- **RECORDS TO PROCESS**:
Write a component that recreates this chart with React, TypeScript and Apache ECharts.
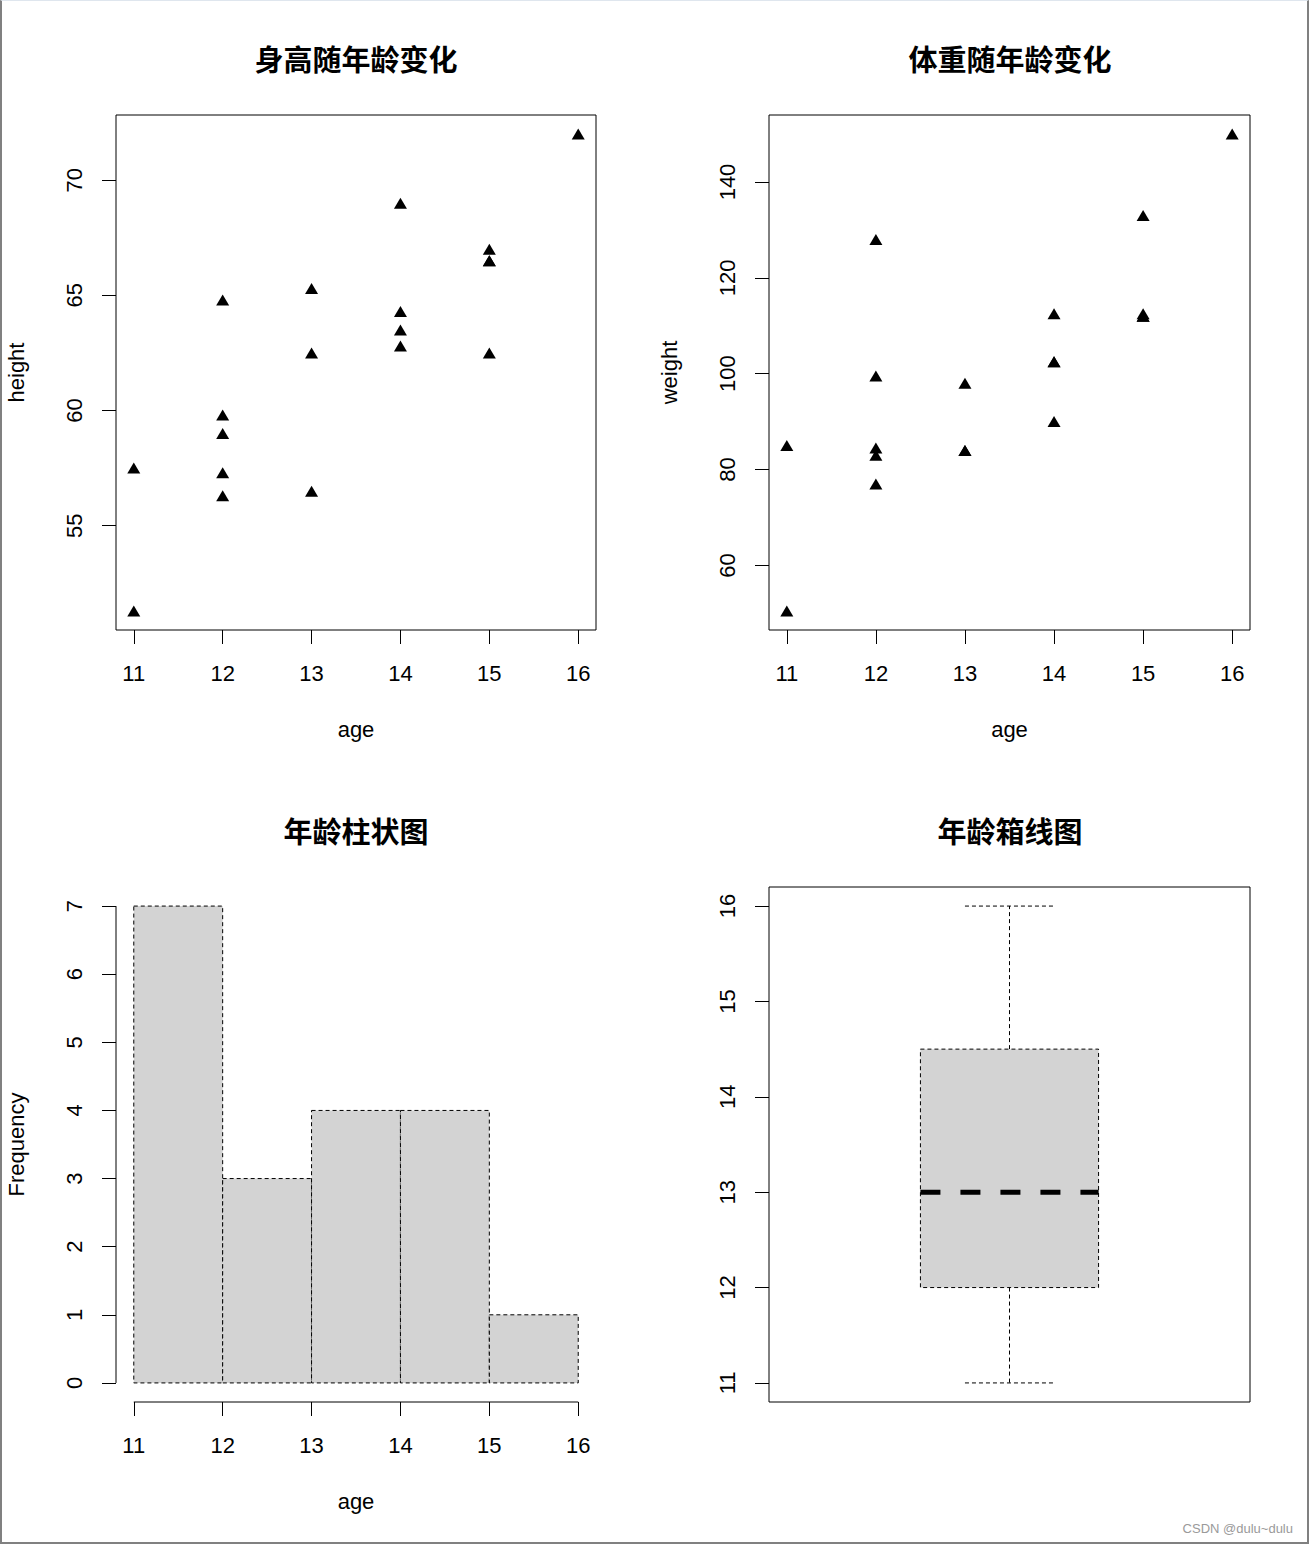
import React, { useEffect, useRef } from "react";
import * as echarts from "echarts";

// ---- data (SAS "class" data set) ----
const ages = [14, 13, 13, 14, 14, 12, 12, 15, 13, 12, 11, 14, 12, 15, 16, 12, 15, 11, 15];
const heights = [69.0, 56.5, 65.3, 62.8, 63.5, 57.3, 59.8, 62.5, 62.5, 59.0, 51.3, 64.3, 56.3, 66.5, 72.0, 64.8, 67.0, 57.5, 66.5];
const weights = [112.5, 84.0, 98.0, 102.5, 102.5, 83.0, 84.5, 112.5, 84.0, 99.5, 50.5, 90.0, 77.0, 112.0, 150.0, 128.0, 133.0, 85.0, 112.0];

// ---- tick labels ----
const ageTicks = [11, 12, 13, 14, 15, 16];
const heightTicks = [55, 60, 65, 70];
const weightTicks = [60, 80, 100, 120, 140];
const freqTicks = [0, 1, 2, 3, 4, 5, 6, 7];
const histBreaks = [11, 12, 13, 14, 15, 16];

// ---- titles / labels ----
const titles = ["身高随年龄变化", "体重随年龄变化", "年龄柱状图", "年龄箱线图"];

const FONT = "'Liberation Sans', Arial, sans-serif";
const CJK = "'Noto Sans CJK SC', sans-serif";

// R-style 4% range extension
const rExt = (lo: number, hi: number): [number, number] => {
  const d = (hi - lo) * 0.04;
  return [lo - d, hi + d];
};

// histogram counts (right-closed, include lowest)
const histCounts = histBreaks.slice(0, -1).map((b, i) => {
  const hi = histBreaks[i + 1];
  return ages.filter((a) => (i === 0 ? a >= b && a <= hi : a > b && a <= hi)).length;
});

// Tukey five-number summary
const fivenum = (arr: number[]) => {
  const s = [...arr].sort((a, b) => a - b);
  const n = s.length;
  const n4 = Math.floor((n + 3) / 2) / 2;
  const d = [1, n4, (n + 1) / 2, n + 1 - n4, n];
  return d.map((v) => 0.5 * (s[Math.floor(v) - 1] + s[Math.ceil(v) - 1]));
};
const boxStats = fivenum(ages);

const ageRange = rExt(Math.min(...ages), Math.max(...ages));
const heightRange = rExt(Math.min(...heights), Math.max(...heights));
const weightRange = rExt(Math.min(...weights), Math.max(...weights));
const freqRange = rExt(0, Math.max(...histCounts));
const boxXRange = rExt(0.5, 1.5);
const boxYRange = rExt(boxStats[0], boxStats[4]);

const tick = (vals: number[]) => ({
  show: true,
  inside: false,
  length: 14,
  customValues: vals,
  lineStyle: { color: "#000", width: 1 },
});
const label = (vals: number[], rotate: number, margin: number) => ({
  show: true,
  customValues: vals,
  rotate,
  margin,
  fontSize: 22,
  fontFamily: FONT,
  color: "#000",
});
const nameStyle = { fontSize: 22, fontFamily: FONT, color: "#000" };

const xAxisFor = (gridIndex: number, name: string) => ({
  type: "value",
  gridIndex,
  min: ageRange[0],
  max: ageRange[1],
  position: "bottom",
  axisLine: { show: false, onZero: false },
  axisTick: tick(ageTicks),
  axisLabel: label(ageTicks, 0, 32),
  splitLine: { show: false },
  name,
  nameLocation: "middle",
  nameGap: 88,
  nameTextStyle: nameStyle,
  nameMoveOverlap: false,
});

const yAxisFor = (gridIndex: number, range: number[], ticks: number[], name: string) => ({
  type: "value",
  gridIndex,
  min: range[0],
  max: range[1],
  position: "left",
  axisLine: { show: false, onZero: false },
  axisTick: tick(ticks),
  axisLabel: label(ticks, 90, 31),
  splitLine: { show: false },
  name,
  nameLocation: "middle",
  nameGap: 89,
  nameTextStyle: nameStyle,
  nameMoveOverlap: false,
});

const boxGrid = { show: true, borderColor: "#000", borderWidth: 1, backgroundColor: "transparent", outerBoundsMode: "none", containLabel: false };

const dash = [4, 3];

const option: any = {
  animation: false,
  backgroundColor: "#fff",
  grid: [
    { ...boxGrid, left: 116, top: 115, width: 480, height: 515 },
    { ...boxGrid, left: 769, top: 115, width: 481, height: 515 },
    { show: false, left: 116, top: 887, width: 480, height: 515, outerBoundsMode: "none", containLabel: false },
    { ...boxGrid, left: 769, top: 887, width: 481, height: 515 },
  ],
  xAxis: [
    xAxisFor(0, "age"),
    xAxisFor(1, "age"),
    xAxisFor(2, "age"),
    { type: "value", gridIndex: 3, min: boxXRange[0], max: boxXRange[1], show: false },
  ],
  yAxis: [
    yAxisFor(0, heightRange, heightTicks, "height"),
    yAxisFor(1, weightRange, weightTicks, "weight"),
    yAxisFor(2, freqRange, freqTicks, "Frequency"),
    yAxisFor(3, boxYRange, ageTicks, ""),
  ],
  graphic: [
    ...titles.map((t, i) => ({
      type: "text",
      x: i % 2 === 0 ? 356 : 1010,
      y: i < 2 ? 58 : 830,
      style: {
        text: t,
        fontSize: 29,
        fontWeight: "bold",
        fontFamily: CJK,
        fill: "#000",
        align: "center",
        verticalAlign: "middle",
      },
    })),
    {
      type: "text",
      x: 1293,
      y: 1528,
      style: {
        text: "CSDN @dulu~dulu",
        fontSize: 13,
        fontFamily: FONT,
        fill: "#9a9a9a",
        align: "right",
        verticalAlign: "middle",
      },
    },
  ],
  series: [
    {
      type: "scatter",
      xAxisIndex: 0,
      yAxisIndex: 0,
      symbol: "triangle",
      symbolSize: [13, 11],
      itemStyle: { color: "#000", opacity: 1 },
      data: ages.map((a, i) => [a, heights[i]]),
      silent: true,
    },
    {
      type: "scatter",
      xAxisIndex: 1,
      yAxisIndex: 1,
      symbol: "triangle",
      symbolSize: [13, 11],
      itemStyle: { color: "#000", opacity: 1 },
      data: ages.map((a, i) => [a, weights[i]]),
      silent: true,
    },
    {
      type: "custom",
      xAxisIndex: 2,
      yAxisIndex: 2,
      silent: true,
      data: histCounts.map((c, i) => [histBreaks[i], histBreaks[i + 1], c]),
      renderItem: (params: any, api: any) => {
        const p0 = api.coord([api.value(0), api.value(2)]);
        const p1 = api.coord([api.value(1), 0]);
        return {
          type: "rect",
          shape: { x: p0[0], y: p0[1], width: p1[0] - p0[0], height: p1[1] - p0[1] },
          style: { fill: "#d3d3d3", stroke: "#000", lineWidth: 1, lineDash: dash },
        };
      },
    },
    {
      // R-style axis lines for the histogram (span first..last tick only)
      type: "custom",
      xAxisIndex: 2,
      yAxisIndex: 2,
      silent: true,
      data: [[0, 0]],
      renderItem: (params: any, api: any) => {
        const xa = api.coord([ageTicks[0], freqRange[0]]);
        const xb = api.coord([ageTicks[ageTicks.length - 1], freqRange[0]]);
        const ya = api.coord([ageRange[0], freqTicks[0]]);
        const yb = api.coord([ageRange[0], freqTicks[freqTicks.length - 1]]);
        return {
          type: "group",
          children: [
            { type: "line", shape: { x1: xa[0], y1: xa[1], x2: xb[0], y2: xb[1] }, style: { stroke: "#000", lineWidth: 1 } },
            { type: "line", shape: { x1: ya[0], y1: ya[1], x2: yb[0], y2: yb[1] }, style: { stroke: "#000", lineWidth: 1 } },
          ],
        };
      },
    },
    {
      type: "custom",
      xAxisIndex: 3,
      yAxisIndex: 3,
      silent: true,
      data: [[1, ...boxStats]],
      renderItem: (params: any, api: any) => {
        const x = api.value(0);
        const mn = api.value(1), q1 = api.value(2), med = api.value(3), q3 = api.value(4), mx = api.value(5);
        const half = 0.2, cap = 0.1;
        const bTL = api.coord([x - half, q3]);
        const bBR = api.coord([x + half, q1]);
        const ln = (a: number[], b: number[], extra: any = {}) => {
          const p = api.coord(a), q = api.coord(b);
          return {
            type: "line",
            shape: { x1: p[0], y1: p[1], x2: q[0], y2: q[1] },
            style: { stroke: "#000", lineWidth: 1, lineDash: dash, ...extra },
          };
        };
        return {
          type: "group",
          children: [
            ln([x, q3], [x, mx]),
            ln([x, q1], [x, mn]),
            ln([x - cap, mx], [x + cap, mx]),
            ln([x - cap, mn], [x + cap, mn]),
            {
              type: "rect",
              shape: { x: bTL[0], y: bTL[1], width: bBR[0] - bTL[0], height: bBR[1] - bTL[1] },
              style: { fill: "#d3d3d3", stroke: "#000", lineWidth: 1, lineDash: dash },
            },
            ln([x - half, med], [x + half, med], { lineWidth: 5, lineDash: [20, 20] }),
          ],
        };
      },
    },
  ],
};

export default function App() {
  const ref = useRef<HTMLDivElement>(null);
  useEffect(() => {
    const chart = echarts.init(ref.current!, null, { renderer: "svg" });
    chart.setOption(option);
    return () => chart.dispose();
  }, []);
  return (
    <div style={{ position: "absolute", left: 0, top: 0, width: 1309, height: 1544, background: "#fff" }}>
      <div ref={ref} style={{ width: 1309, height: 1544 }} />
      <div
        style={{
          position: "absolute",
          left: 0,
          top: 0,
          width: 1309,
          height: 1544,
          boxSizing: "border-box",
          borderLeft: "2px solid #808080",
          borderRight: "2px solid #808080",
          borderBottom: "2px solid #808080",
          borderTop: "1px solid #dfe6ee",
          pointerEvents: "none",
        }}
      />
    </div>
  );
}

---

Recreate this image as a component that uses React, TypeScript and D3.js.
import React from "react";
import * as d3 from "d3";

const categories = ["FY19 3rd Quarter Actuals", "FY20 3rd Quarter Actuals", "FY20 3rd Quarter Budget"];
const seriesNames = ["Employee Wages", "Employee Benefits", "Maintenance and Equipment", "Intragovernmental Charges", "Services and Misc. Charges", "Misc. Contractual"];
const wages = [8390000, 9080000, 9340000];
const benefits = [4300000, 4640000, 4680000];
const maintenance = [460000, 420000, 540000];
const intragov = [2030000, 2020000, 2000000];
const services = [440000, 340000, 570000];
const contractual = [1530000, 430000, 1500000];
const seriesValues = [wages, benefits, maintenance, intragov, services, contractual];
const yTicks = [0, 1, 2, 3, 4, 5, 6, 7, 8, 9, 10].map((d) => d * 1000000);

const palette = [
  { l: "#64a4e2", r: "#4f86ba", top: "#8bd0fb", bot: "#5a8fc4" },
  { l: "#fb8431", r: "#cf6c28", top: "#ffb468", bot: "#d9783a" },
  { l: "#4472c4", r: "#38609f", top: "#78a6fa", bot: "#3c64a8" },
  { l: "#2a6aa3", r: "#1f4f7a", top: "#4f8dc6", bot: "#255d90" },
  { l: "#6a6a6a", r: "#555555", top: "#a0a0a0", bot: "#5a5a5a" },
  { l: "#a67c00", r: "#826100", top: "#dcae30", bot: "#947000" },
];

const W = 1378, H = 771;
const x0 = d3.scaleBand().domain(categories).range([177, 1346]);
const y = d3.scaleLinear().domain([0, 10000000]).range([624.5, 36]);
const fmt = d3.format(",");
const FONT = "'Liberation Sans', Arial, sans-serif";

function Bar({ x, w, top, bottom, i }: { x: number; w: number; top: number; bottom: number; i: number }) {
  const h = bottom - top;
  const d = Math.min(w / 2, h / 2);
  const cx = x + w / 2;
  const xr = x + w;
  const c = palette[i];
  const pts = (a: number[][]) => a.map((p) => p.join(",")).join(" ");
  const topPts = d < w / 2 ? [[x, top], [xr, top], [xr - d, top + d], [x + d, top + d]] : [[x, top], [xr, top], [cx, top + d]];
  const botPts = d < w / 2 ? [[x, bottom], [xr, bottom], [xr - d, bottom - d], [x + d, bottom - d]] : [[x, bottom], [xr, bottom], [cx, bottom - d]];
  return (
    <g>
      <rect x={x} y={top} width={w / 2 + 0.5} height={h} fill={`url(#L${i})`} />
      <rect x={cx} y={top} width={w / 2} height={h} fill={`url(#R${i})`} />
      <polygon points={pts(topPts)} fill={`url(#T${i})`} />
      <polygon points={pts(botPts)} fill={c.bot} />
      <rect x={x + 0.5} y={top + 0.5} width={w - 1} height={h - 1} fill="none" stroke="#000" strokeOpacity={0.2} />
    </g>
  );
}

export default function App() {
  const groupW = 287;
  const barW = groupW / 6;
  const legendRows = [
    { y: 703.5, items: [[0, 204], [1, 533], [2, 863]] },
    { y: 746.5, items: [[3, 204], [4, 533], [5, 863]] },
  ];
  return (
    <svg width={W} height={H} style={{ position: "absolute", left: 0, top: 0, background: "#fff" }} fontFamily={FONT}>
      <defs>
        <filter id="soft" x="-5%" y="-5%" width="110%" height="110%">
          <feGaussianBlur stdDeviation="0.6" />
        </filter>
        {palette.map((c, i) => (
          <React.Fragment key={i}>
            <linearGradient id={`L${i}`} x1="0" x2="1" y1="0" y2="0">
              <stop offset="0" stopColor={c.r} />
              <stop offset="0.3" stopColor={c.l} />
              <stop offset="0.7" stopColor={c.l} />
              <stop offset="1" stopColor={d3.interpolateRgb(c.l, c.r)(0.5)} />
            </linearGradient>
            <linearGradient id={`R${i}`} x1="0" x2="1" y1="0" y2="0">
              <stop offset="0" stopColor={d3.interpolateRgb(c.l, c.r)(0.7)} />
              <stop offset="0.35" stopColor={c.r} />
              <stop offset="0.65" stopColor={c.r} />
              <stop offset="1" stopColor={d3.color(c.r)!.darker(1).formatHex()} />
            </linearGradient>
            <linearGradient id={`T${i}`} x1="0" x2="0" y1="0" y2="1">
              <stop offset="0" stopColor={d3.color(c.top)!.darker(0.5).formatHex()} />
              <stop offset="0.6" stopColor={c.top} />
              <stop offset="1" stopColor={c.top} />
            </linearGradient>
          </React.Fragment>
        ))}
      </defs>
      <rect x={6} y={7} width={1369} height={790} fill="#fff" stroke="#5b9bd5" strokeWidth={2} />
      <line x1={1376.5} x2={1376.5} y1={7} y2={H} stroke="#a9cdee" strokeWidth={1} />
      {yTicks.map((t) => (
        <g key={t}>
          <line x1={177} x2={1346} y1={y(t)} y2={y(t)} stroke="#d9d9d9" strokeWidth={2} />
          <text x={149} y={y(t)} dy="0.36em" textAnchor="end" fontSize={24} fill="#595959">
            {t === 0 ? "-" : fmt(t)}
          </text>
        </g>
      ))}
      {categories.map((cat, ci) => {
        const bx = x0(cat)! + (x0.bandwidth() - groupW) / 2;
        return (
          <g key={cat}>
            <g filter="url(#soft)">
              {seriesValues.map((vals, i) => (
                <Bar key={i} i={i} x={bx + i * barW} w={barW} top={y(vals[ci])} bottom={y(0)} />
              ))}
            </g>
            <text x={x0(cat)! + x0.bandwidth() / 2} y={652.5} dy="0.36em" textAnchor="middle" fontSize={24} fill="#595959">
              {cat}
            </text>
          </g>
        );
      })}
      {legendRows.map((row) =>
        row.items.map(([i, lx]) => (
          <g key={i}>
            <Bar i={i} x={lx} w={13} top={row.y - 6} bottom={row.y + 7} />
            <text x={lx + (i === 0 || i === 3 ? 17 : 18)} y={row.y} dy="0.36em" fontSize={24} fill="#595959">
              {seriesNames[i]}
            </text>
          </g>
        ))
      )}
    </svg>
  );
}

---

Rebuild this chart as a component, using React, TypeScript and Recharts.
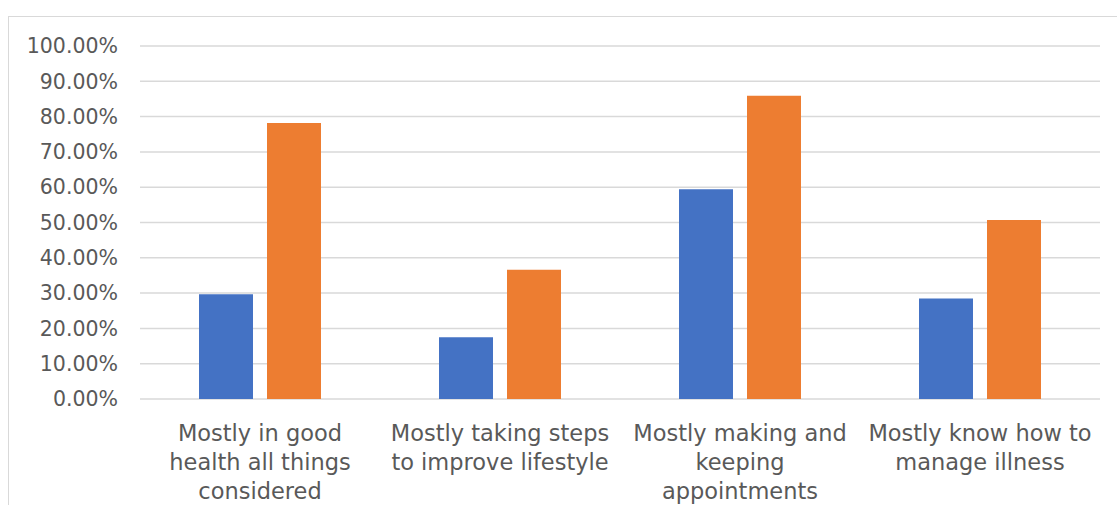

- **SET TASK**: Looking at the data above, return every line from the one with "Recreate this image" down to the one with "d * 1000000);", exactly and inclusively.

- **THE OUTPUT**:
Recreate this image as a component that uses React, TypeScript and D3.js.
import React from "react";
import * as d3 from "d3";

const categories = ["FY19 3rd Quarter Actuals", "FY20 3rd Quarter Actuals", "FY20 3rd Quarter Budget"];
const seriesNames = ["Employee Wages", "Employee Benefits", "Maintenance and Equipment", "Intragovernmental Charges", "Services and Misc. Charges", "Misc. Contractual"];
const wages = [8390000, 9080000, 9340000];
const benefits = [4300000, 4640000, 4680000];
const maintenance = [460000, 420000, 540000];
const intragov = [2030000, 2020000, 2000000];
const services = [440000, 340000, 570000];
const contractual = [1530000, 430000, 1500000];
const seriesValues = [wages, benefits, maintenance, intragov, services, contractual];
const yTicks = [0, 1, 2, 3, 4, 5, 6, 7, 8, 9, 10].map((d) => d * 1000000);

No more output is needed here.